• **EXERCISE**: Reproduce from the records below, with no pictures, exactly the lines between the one containing "Reproduce this chart with Plotly." and the one containing "import plotly.graph_objects as go", inclusive.

• **EXTRACTED MATERIAL**:
********

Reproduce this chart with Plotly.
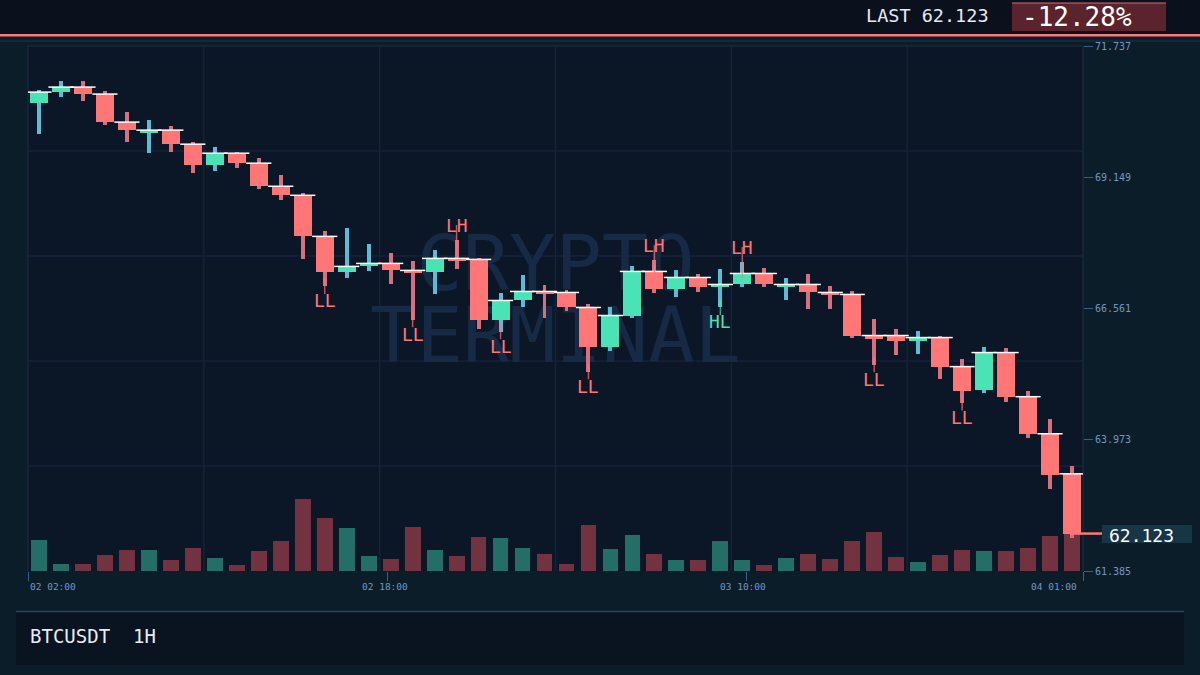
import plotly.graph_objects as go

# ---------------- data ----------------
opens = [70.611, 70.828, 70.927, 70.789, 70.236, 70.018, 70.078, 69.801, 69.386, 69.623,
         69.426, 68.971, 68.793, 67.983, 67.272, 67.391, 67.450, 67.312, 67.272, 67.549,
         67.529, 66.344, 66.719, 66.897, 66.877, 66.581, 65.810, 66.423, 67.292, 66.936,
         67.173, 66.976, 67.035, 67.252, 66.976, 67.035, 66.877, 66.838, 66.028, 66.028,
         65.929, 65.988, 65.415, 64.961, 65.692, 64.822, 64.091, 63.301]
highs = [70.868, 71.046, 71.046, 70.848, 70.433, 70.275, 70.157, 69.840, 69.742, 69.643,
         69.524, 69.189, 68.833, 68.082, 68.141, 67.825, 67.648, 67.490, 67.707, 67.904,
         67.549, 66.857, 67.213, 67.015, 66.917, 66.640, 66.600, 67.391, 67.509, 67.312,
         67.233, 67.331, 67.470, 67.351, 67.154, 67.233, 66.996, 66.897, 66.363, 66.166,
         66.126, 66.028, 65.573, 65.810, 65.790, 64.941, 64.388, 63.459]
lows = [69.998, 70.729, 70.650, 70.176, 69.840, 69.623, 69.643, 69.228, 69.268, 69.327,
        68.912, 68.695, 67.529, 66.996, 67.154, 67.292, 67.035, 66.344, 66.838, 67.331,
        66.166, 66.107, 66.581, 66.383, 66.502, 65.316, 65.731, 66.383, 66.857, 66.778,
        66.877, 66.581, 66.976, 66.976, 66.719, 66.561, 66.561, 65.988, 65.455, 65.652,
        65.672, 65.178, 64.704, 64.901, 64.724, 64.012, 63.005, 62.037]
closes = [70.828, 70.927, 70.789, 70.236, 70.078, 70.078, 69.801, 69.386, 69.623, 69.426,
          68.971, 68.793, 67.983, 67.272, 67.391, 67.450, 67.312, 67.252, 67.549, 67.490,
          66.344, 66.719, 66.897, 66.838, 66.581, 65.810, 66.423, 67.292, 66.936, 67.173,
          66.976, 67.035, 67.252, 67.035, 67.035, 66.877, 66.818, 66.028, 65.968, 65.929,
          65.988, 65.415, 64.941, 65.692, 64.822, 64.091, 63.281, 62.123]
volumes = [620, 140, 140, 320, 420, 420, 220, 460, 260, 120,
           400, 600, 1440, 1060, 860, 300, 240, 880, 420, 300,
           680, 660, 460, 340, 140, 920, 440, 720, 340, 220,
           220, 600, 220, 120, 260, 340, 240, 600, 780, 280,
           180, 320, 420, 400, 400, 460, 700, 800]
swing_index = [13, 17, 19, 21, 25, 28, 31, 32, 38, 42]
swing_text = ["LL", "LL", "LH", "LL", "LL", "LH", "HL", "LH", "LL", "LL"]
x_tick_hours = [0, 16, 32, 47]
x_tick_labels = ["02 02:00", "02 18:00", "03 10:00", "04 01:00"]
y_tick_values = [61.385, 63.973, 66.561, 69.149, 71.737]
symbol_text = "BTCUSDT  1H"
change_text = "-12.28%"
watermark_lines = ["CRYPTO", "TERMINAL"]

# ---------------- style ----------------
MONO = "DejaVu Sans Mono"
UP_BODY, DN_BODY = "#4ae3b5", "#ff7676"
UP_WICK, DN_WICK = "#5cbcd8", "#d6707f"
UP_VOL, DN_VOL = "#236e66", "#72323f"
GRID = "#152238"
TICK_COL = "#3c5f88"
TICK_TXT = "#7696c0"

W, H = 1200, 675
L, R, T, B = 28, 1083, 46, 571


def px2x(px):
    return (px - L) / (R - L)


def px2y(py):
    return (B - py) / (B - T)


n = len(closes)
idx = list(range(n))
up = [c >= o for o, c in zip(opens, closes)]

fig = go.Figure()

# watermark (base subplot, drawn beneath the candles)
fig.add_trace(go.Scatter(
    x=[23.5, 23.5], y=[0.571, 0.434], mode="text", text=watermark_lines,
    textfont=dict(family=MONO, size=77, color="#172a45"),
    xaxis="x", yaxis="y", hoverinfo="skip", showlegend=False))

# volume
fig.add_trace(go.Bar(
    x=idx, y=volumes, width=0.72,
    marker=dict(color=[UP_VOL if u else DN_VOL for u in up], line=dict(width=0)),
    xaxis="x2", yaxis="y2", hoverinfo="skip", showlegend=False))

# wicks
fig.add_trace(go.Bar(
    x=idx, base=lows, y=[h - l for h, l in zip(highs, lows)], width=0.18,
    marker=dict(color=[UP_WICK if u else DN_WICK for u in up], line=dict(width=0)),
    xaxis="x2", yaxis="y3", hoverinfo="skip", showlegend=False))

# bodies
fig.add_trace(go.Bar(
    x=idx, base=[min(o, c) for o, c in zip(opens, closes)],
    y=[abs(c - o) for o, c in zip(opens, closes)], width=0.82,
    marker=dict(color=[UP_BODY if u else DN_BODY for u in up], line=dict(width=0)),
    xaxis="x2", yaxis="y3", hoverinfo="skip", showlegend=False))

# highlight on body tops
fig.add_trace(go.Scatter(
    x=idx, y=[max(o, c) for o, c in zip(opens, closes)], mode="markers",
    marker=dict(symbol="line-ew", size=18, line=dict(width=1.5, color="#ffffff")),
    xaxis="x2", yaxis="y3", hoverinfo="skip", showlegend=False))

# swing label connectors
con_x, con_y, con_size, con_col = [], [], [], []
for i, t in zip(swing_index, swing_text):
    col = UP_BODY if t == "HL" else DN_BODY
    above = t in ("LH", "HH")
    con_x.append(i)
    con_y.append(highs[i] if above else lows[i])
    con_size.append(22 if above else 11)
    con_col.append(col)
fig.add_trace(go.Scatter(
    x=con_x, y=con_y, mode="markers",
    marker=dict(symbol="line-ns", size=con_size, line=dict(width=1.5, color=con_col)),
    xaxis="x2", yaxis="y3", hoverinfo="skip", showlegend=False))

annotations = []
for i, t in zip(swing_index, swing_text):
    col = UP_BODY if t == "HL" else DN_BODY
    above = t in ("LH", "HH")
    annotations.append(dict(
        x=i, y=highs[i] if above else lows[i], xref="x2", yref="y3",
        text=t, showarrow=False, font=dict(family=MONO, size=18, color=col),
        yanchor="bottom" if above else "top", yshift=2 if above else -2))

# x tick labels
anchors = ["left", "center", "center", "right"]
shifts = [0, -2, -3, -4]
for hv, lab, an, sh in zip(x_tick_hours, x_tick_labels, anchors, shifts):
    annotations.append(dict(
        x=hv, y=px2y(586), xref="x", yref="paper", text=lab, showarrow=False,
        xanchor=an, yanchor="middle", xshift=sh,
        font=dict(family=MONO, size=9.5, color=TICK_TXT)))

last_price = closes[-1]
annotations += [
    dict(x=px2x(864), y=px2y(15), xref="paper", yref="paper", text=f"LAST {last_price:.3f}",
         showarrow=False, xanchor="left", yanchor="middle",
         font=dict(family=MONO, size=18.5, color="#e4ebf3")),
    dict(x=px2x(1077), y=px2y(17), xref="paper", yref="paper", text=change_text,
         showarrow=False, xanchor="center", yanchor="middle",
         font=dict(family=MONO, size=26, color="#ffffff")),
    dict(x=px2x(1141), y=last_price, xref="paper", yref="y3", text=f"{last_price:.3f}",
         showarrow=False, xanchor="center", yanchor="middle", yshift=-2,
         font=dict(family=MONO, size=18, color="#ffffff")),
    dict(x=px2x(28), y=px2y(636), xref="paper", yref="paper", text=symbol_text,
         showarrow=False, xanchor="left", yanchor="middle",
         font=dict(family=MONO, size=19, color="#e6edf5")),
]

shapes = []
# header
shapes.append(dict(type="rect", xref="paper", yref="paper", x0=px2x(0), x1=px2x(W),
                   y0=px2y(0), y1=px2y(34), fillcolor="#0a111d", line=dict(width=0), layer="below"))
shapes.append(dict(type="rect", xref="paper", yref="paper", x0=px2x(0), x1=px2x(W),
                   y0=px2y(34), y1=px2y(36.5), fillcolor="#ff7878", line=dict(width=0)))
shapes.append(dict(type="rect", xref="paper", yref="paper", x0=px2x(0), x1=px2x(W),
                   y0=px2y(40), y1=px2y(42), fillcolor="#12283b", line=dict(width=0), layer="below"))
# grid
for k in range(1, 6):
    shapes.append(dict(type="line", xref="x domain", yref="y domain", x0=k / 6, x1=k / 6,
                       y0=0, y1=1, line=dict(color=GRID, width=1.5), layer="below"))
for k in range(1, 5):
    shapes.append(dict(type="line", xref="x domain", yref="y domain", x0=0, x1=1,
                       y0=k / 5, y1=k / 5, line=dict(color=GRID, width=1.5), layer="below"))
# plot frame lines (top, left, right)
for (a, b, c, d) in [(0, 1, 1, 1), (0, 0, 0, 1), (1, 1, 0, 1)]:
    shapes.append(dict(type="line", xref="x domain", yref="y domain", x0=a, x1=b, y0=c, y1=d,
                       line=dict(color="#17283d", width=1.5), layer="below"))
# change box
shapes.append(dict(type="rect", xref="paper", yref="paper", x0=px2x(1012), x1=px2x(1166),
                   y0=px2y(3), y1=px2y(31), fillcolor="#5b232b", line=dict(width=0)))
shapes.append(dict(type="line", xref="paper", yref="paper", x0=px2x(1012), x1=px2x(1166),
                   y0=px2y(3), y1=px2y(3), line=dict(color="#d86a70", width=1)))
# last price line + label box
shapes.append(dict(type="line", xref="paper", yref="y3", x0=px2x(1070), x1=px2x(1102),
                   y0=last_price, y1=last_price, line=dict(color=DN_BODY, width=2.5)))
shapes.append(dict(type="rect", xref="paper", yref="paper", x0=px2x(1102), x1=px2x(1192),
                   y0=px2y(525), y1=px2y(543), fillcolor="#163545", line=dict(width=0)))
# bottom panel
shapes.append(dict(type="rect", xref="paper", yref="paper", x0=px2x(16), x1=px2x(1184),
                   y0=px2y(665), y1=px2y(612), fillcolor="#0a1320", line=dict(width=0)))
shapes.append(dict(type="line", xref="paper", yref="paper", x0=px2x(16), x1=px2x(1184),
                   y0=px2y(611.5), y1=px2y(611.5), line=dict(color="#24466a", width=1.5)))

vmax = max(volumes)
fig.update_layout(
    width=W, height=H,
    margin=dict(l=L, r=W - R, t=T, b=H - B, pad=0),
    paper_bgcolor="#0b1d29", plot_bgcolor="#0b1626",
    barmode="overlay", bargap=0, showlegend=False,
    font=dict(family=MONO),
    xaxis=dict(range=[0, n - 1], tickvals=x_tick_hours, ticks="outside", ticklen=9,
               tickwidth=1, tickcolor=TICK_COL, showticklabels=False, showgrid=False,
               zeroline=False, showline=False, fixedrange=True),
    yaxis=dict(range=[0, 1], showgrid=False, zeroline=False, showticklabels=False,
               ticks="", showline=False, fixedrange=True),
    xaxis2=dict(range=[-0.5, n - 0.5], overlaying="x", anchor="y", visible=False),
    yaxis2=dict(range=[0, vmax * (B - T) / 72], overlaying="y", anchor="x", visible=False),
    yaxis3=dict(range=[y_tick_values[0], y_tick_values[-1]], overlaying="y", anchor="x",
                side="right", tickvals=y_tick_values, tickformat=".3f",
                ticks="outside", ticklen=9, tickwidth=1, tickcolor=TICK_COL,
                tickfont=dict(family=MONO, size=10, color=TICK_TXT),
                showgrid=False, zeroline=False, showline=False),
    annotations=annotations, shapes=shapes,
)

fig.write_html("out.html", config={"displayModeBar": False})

********

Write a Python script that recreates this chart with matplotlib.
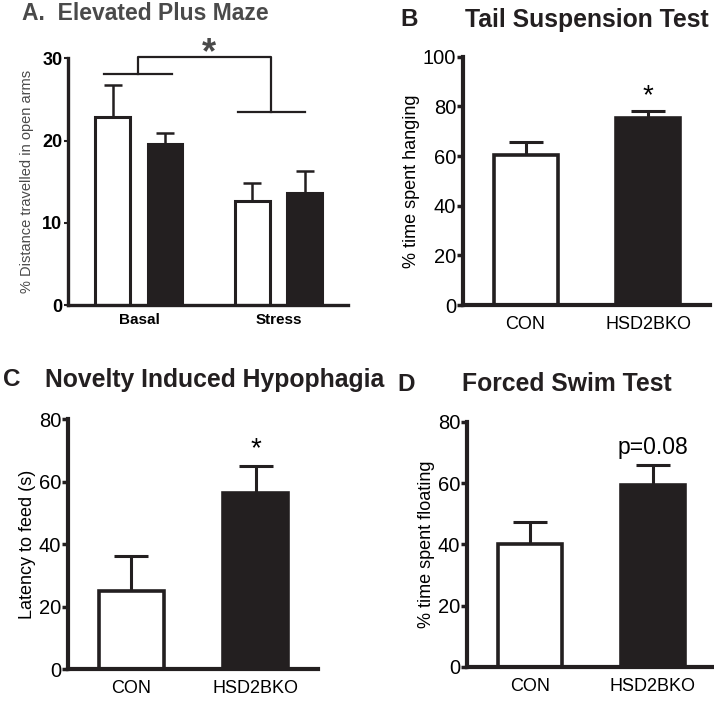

********

• **FINAL RESULT**:
Reproduce this chart with Plotly.
import plotly.graph_objects as go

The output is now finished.